Oil Production at Okla. City Airports Helps Weather Hard Times

Will Rogers World Airport has about 30 active oil wells, and the land surrounding Wiley Post has five active wells.


Dec. 29--Capitalizing on oil reserves on airport properties has created revenue for airports in Oklahoma City and helped them weather unpredictable changes in the commercial aviation industry.

Pump jacks are a familiar sight across most of Oklahoma, and the airports of Oklahoma City are no exception. Will Rogers World Airport has about 30 active oil wells, and the land surrounding Wiley Post has five active wells.

The revenue created from drilling has helped the airports make improvements and given them a revenue stream to pony up matching funds for federal grants, said Karen Carney, spokeswoman for Will Rogers World Airport.

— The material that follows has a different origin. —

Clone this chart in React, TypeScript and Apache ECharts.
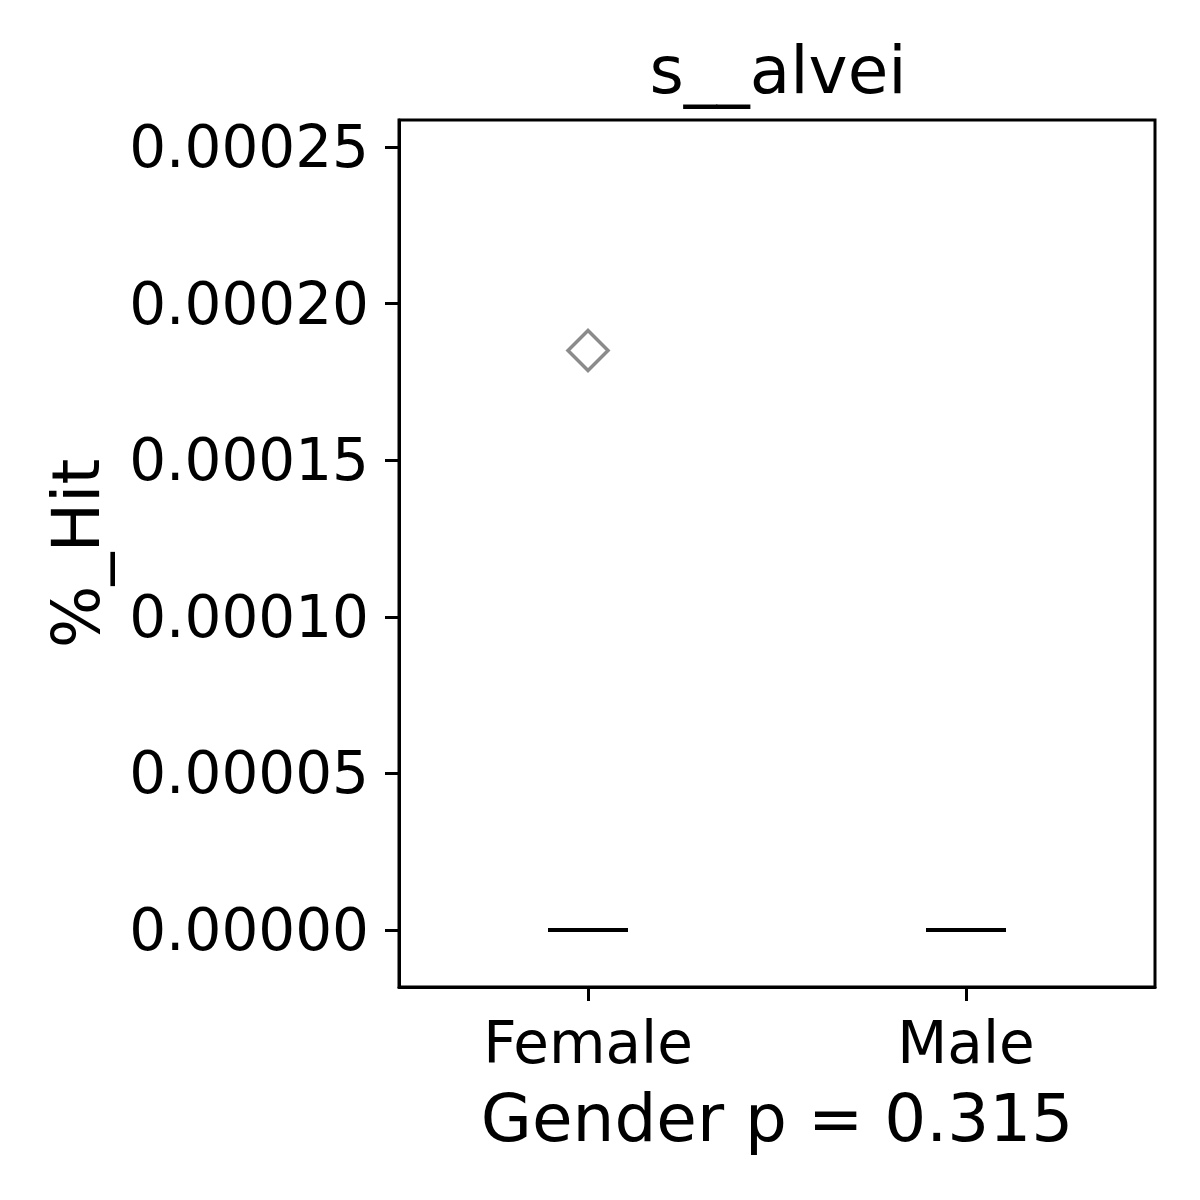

As oil prices go up, Oklahoma City is reaping the benefits from climbing oil prices and socking away cash as it continues to pump the wells.

Officials in Fort Worth and Dallas are eyeing gas drilling deals as a lucrative way to pump up revenues as the airlines continue to restructure and downsize their operations. In Oklahoma, drilling around runways and planes has been commonplace since the 1940s.

At their peak, wells at Will Rogers brought $6.3 million in royalties in 1986. Even as the oil becomes harder to get, profits from the wells remain strong. In fiscal year 2004, oil royalties provided more than $2 million in revenue for the airport. That's about 3 percent of the airport's total revenues.

"We've used it as matching funds for federal grants," Carney said. "The royalties have helped us maintain the infrastructure at the airport."

At the last meeting of the Oklahoma City Airport Trust, members approved nearly $2 million in expenditures from the oil fund. Some of those expenses included resealing the asphalt on a runway and upgrading lights on the taxiway.

Oil and gas producers have been tapping into reserves at Wiley Post since the 1940s. Five wells remain in production there and are providing a cash infusion for the general aviation airport.

"Anytime you can produce revenue then it's worth it," said Scott Keith, airport manager. "As long as they keep producing, it keeps helping out."

Drilling on airport property is heavily regulated. The location and size of the wells must be approved by several agencies, including the Federal Aviation Administration.

Where rigs are placed can alter operations at the airports, Keith said.

"Depending on where they put the wells, it's going to impact the approach significantly," Keith said.

Baron Exploration Co. specializes in drilling in municipal areas and has drilled at airports in Texas and Oklahoma.

Drilling on an airport property is highly regulated and specific, said Jack Dake, land manager for Baron, which oversees the drilling and oil production at Wiley Post. The company's top executives are pilots and use the airport regularly, Dake said.

Adhering to strict regulations can be costly. Conditions at the airport dictate rig design, how oil is recovered and access to the well. Municipal commissions as well as county and state commissions are often involved in the process.

"It is likely Oklahoma City has more experience than any other municipality in the harmonious development of its ever-increasingly valuable airport minerals, while maintaining and safely operating airports," Dake said.